Sep 16, 2016
Scientists create plastic fabric that keeps people cool
Sep 16, 2016
Scientists have successfully invented the new nanoporous polyethylene (nanoPE) fabric that can keep people cool during summers. The fabric made of the material used in plastic wraps can block sun’s rays and allow sweat to evaporate through it. It is a more efficient option than fabrics like cotton, and effective for personal thermal management.
The nanoPE fabric is invented by a team of scientists led by Stanford researcher Yi Cui. In their paper published in Science journal, the scientists said that they processed the material to develop a textile that promotes effective cooling while having sufficient air permeability, water wicking rate and mechanical strength for wearability.
Polyethylene’s opaque form that is capable of venting infrared radiations was treated to make it permeable for facilitating sweat evaporation. The scientists then sandwiched cotton mesh between two layers of PDA-nanoPE to perform several tests for common textile properties. They found that the nanoPE sample has a water vapour transmission rate that is higher than cotton, making it easy for body sweat to evaporate through it.

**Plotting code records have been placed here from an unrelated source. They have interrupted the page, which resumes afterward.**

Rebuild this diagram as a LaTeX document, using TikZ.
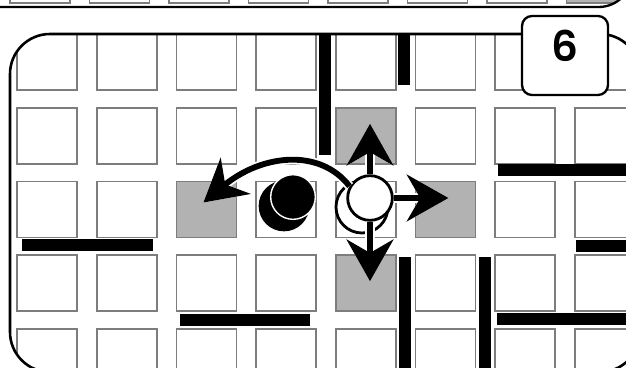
\documentclass[tikz,border=0pt]{standalone}
\usepackage{fontspec}
\newfontfamily\tabfont{Poppins}[UprightFont={* SemiBold}]
\usepackage{xcolor}
\definecolor{cellgray}{RGB}{125,125,125}
\definecolor{moveshade}{RGB}{178,178,178}
\usepackage{tikz}
\usetikzlibrary{arrows.meta,positioning,calc}

\begin{document}
\begin{tikzpicture}[x=0.03cm, y=-0.03cm,
    cell/.style={rectangle, draw=cellgray, line width=1.5pt, fill=white,
                 minimum width=1.8cm, minimum height=1.68cm, inner sep=0pt},
    target/.style={fill=moveshade},
    wall/.style={line width=0.34cm, black},
    frame/.style={line width=2.2pt, rounded corners=1.2cm},
    tab/.style={rectangle, rounded corners=0.3cm, draw, line width=2pt, fill=white,
                minimum width=2.58cm, minimum height=2.37cm, text depth=0.57cm,
                font=\tabfont\fontsize{36}{36}\selectfont},
    pawnbase/.style={circle, inner sep=0pt, line width=2.4pt},
    pawntop/.style={circle, inner sep=0pt, minimum size=1.34cm, line width=2.4pt},
    move/.style={-{Stealth[length=1.25cm, width=1.4cm, inset=0.4cm]}, line width=5pt,
                 preaction={draw=white, line width=8pt}},
  ]
    \useasboundingbox (0,0) rectangle (626,367);
    \clip (0,0) rectangle (626,367);

    % panel above
    \begin{scope}
      \clip[rounded corners=1cm] (-40,-100) rectangle (632,7);
      \foreach \c in {0,...,7}
        \node[cell, minimum height=1.5cm] (old-\c) at (40+79.5*\c, -22) {};
      \node[cell, target, minimum height=1.5cm] (old-gray) at (old-7) {};
    \end{scope}
    \draw[frame, rounded corners=1cm, line width=2pt] (-40,-100) rectangle (632,7);

    % panel 6
    \begin{scope}
      \clip[rounded corners=1.2cm] (10,34) rectangle (640,372);
      \foreach \r in {0,...,4}
        \foreach \c in {0,...,7}
          \node[cell] (sq-\r-\c) at (47+79.7*\c, 62+73.75*\r) {};
      \node[cell, target] (tgt-up)    at (sq-1-4) {};
      \node[cell, target] (tgt-left)  at (sq-2-2) {};
      \node[cell, target] (tgt-right) at (sq-2-5) {};
      \node[cell, target] (tgt-down)  at (sq-3-4) {};
      % walls
      \draw[wall] (325,30) -- (325,155);
      \draw[wall] (404,30) -- (404,85);
      \draw[wall] (498,170) -- (640,170);
      \draw[wall] (22,245) -- (153,245);
      \draw[wall] (180,320) -- (310,320);
      \draw[wall] (405,257) -- (405,380);
      \draw[wall] (485,257) -- (485,380);
      \draw[wall] (497,319) -- (640,319);
      \draw[wall] (576,246) -- (640,246);
    \end{scope}
    \draw[frame] (10,34) rectangle (640,372);
    \node[tab] (num) at (565,55.5) {6};

    % pawns
    \node[pawnbase, fill=black, minimum size=1.52cm] (bbase) at (284,206) {};
    \node[pawntop, fill=black, draw=white, line width=1.2pt] (bpawn) at (293,197) {};
    \node[pawnbase, fill=white, draw=black, minimum size=1.56cm] (wbase) at (362,207) {};
    \node[pawntop, fill=white, draw=black] (wpawn) at (370,198) {};

    % moves
    \draw[move] (wpawn) -- ($(wpawn |- tgt-up.center)+(0,-12)$);
    \draw[move] (wpawn) -- ($(wpawn -| tgt-right.center)+(3,0)$);
    \draw[move] (wpawn) -- ($(wpawn |- tgt-down.center)+(0,-2)$);
    \draw[move] (wpawn.150) .. controls (320,148) and (262,154) .. ($(tgt-left.center)+(-3,-7)$);
  \end{tikzpicture}
\end{document}
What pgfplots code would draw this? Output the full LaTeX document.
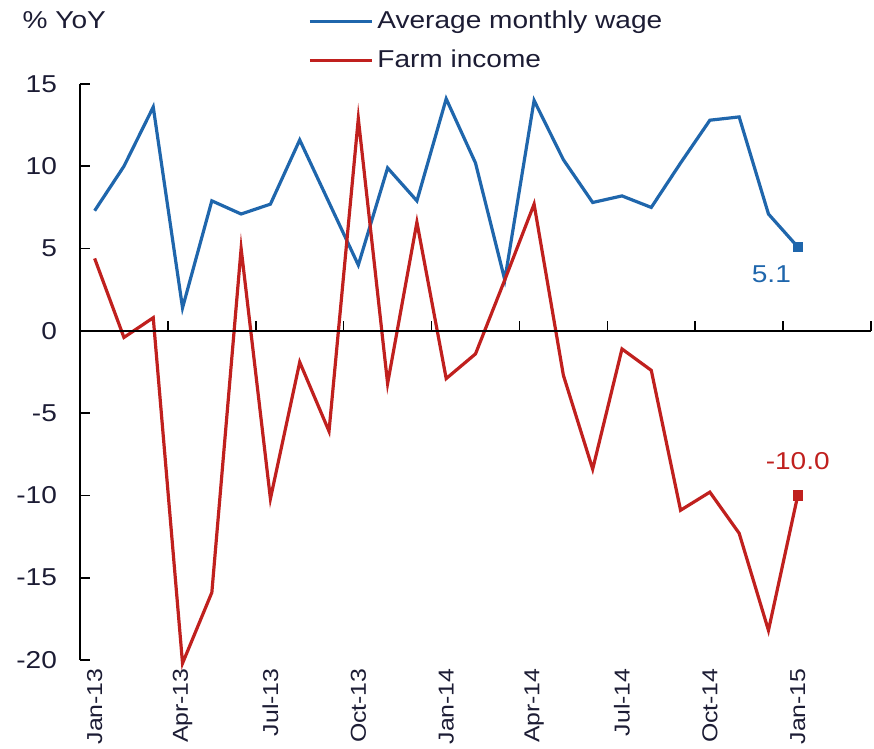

A device imitating human skin was developed by them to stimulate skin temperature. It was found that when the device was covered with nanoPE cloth it raised its temperature by 0.8°C, while cotton stimulated it by 3.5°C. The processed nanoPE cloth stimulated the device by a temperature that is 2°C lower than that of cotton, performing better than a type of fibrous PE textile that raised it by 2.9°C.
This new fabric can help reduce energy demands in the future by keeping people cool, thus decreasing their dependence on air conditioners.